When he was younger, he went through his tortured period. In the studio in Ottawa where he found his vocation, the Vietnam War animated his hands and arms with painful frenzy. He denounced crimes by wresting from wood effigies of murders, the terror of desperate mothers, the skull of a disfigured young man. Perhaps he had to transcend human pain in order to manage to live? It was his art that saved him.

And then, well, this is a man who loves people. In truth, he is a romantic. He is moved by grace, innocence leaves him thunderstruck. In his hands, goodness becomes beauty and beauty transcends goodness. He perpetuates the best in Man, which is essential.
If he has become the artist of movement, it is perhaps because the world inside him is perpetually turned upside down.
So, yes, Etienne finds in Love an inexhaustible source of inspiration. It is his playground, his subject of predilection. Such as he represents it, love has no need to be ‘dramatized’ in order to travel from one being to another through a work of art.
He stages it on a day-to-day basis.
Because it is in the everyday that the extraordinary occurs: presence.

It is in the present that love and its manifestations that renew it in us are conjugated. Those surprise kisses on the neck, those blown and carried away nice and warm by a breath of air to their target, those buried in sweet-smelling palms, those that awaken, those that console, the nocturnal ones, the furtive ones, the soft ones, the naughty ones… Yes! All those kisses in every direction emanate from an avid heart.
It is on an everyday basis that we clink glasses with a passing friend, with whom we converse and share the pleasure of wine, admiring its colour, inhaling its aroma, judging its taste with tongue and palate. His Bacchanales series bears witness to his appetite for things terrestrial.
It is on an everyday basis that we meet, as we go out to buy our bread or catch our train, and we exchange a couple of words like that.
It is today that we part until tomorrow, or for ever.
Is there something other than this present, I mean something tangible?
And, of all the arts, is not sculpture precisely the most palpable, and most patently, the one of touch?
By celebrating the everyday, Etienne shows how much he is anchored in reality.
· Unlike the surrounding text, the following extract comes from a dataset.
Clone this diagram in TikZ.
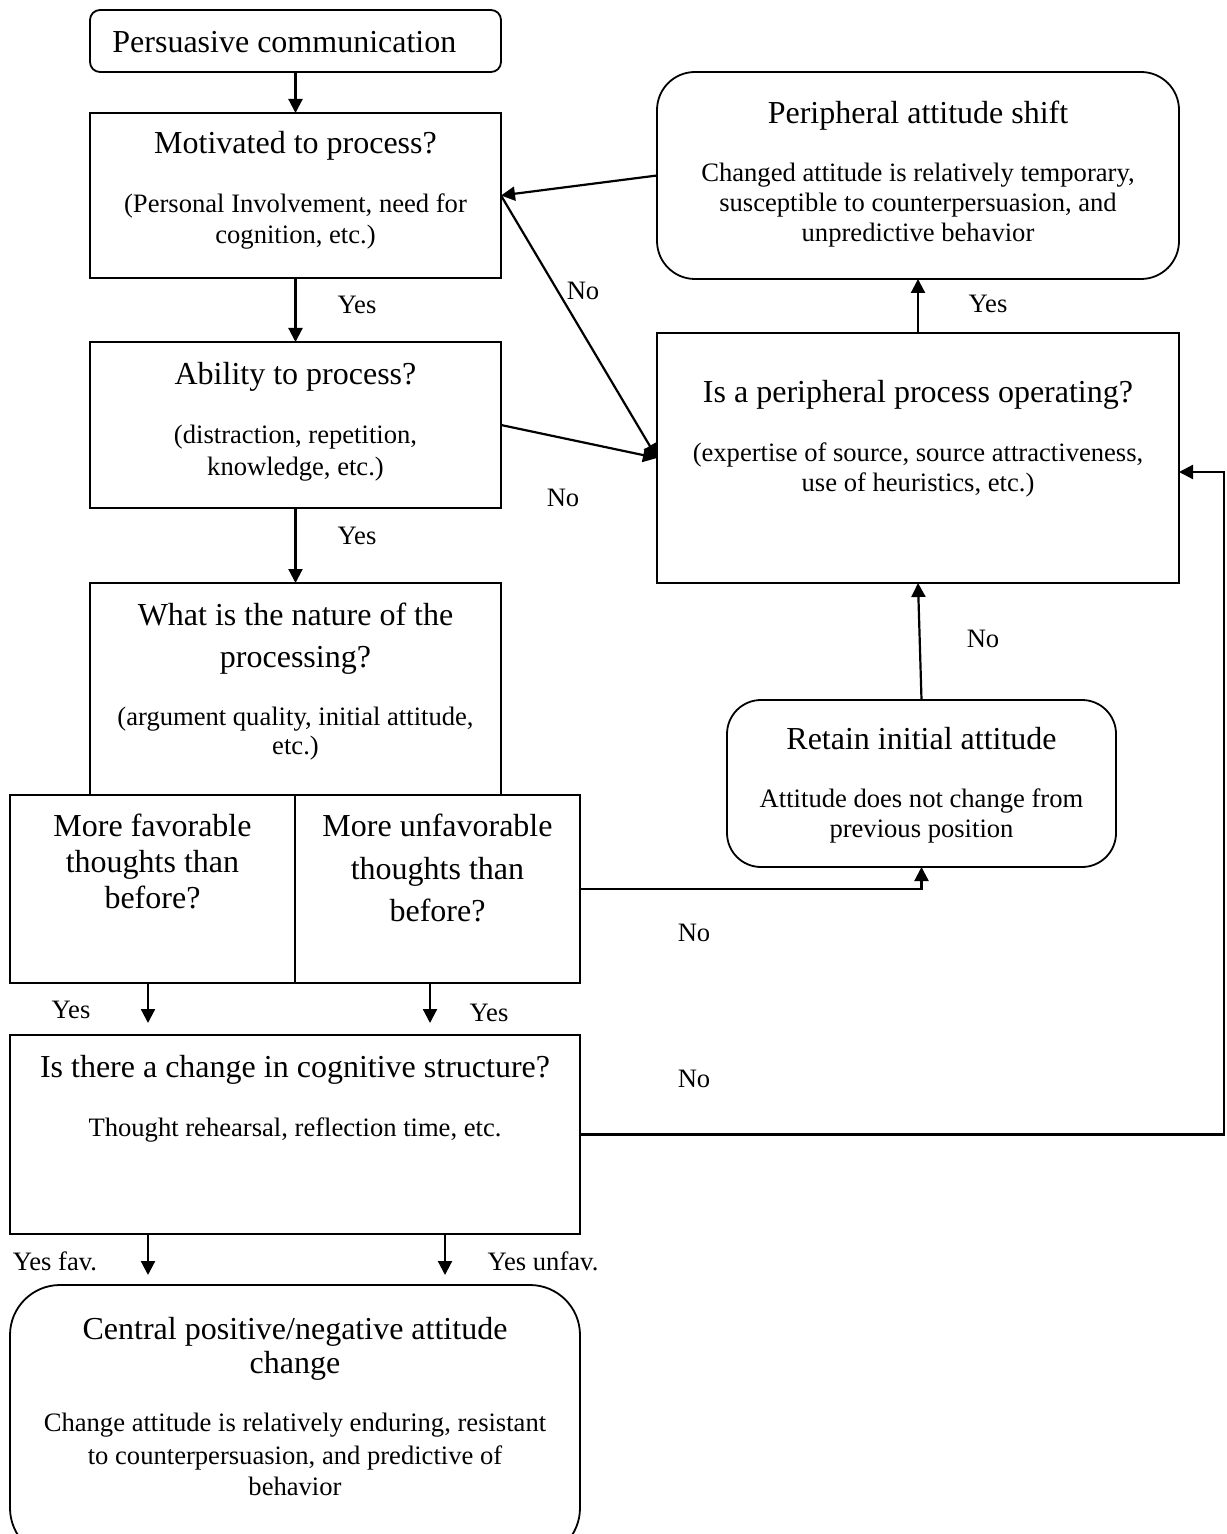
\documentclass[tikz,border=0pt]{standalone}
\usepackage{fontspec}
\setmainfont{Liberation Serif}
\usetikzlibrary{arrows.meta}
\begin{document}
\begin{tikzpicture}[x=0.5pt,y=-0.5pt,
  box/.style={draw, line width=0.9pt, inner sep=0pt, outer sep=0pt},
  rbox/.style={box, rounded corners=#1},
  ttl/.style={font=\fontsize{16}{19}\selectfont, anchor=base, inner sep=0pt},
  txt/.style={font=\fontsize{13.3}{15.3}\selectfont, anchor=base, inner sep=0pt},
  arr/.style={line width=1.1pt, -{Triangle[length=7pt,width=7pt]}},
  ]
\useasboundingbox (0,0) rectangle (1226,1534);

% ---------- boxes ----------
\node[rbox=5pt, minimum width=205.5pt, minimum height=31pt] (pc) at (295.5,41) {};
\node[box, minimum width=205.5pt, minimum height=82.5pt] (mot) at (295.5,195.5) {};
\node[box, minimum width=205.5pt, minimum height=83pt] (abl) at (295.5,425) {};
\node[box, minimum width=205.5pt, minimum height=106pt] (nat) at (295.5,689) {};
\node[box, minimum width=142.5pt, minimum height=94pt] (fav) at (152.5,889) {};
\node[box, minimum width=142.5pt, minimum height=94pt] (unf) at (437.5,889) {};
\node[box, minimum width=285pt, minimum height=99.5pt] (chg) at (295,1134.5) {};
\node[rbox=25pt, minimum width=285pt, minimum height=136.5pt] (cen) at (295,1421.5) {};
\node[rbox=19pt, minimum width=261pt, minimum height=103.5pt] (shf) at (918,175.5) {};
\node[box, minimum width=261pt, minimum height=125pt] (per) at (918,458) {};
\node[rbox=17pt, minimum width=194.5pt, minimum height=83.5pt] (ret) at (921.5,783.5) {};

% ---------- texts ----------
\node[ttl, anchor=base west] (pct) at (112,53) {Persuasive communication};

\node[ttl] (mott) at (295.5,154) {Motivated to process?};
\node[txt] (mots1) at (295.5,213) {(Personal Involvement, need for};
\node[txt] (mots2) at (295.5,244) {cognition, etc.)};

\node[ttl] (ablt) at (295.5,385) {Ability to process?};
\node[txt] (abls1) at (295.5,444) {(distraction, repetition,};
\node[txt] (abls2) at (295.5,475) {knowledge, etc.)};

\node[ttl] (natt1) at (295.5,625) {What is the nature of the};
\node[ttl] (natt2) at (295.5,667) {processing?};
\node[txt] (nats1) at (295.5,725) {(argument quality, initial attitude,};
\node[txt] (nats2) at (295.5,754) {etc.)};

\node[ttl] (fav1) at (152.5,836) {More favorable};
\node[ttl] (fav2) at (152.5,872) {thoughts than};
\node[ttl] (fav3) at (152.5,908) {before?};

\node[ttl] (unf1) at (437.5,836) {More unfavorable};
\node[ttl] (unf2) at (437.5,879) {thoughts than};
\node[ttl] (unf3) at (437.5,921) {before?};

\node[ttl] (chgt) at (295,1077) {Is there a change in cognitive structure?};
\node[txt] (chgs) at (295,1136) {Thought rehearsal, reflection time, etc.};

\node[ttl] (cent1) at (295,1339) {Central positive/negative attitude};
\node[ttl] (cent2) at (295,1373) {change};
\node[txt] (cens1) at (295,1431) {Change attitude is relatively enduring, resistant};
\node[txt] (cens2) at (295,1464) {to counterpersuasion, and predictive of};
\node[txt] (cens3) at (295,1495) {behavior};

\node[ttl] (shft) at (918,124) {Peripheral attitude shift};
\node[txt] (shfs1) at (918,182) {Changed attitude is relatively temporary,};
\node[txt] (shfs2) at (918,212) {susceptible to counterpersuasion, and};
\node[txt] (shfs3) at (918,242) {unpredictive behavior};

\node[ttl] (pert) at (918,403) {Is a peripheral process operating?};
\node[txt] (pers1) at (918,461) {(expertise of source, source attractiveness,};
\node[txt] (pers2) at (918,491) {use of heuristics, etc.)};

\node[ttl] (rett) at (921.5,749) {Retain initial attitude};
\node[txt] (rets1) at (921.5,807) {Attitude does not change from};
\node[txt] (rets2) at (921.5,837) {previous position};

% ---------- connector labels ----------
\node[txt] (y1) at (357,314) {Yes};
\node[txt] (y2) at (357,544) {Yes};
\node[txt] (n1) at (583,300) {No};
\node[txt] (n2) at (563,506) {No};
\node[txt] (y3) at (988,313) {Yes};
\node[txt] (n3) at (983,647) {No};
\node[txt] (n4) at (694,941) {No};
\node[txt] (n5) at (694,1087) {No};
\node[txt] (y4) at (71,1018) {Yes};
\node[txt] (y5) at (489,1021) {Yes};
\node[txt] (y6) at (55,1270) {Yes fav.};
\node[txt] (y7) at (543,1270) {Yes unfav.};

% ---------- connectors ----------
\draw[arr] (pc) -- (mot);
\draw[arr] (mot) -- (abl);
\draw[arr] (abl) -- (nat);
\draw[arr] (shf.west) -- (mot.east);
\draw[arr] (mot.east) -- (per.west);
\draw[arr] (abl.east) -- (per.west);
\draw[arr] (per) -- (shf);
\draw[arr] (ret.north) -- (per.south);
\draw[arr] (unf.east) -| (ret.south);

\coordinate (fa) at ([xshift=-2.25pt]fav.south);
\coordinate (ua) at ([xshift=-3.75pt]unf.south);
\draw[arr, shorten >=6pt] (fa) -- (fa |- chg.north);
\draw[arr, shorten >=6pt] (ua) -- (ua |- chg.north);

\coordinate (ca) at ([xshift=-73.5pt]chg.south);
\coordinate (cb) at ([xshift=75pt]chg.south);
\draw[arr, shorten >=5pt] (ca) -- (ca |- cen.north);
\draw[arr, shorten >=5pt] (cb) -- (cb |- cen.north);

\coordinate (loop) at (1224,472);
\draw[arr] (chg.east) -| (loop) -- (per.east |- loop);
\end{tikzpicture}
\end{document}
You must be well rooted on one side in order to be on first-name terms with heaven on the other.
Thus, his subject may be light and the object surpasses the subject, finding itself in the pantheon of works of art. For there is no ‘illustration’, just ‘incarnation’.

We often hear it said that Mozart is ‘light’. So light that he elevates our souls? What Herculean strength to defeat misfortune and allow us to hear that benefi cent shower of notes plucked from nothingness and that we listen to as if they were self-evident and we had always known them !
We ought to honour those who attune us via the power of Beauty, for Beauty galvanises, Beauty consoles, Beauty transcends, Beauty never ends. There is no soul that does not intimately thirst after it.
One might say in fine that the subject matters little and it is the treatment that counts. Probably. However, therein, it resembles the quarrel between style and content, for me inseparable. Just as in literature, a fine style cannot deliver insipid or demeaning words, a sculpture’s subject will find the appropriate vehicle if it wishes to attain Beauty.
Without yielding to fashion or conceding to sentiment, the forms are simple, pure. Simplicity is hard to attain, purity cannot be attained – it is already part of the being, or it is not.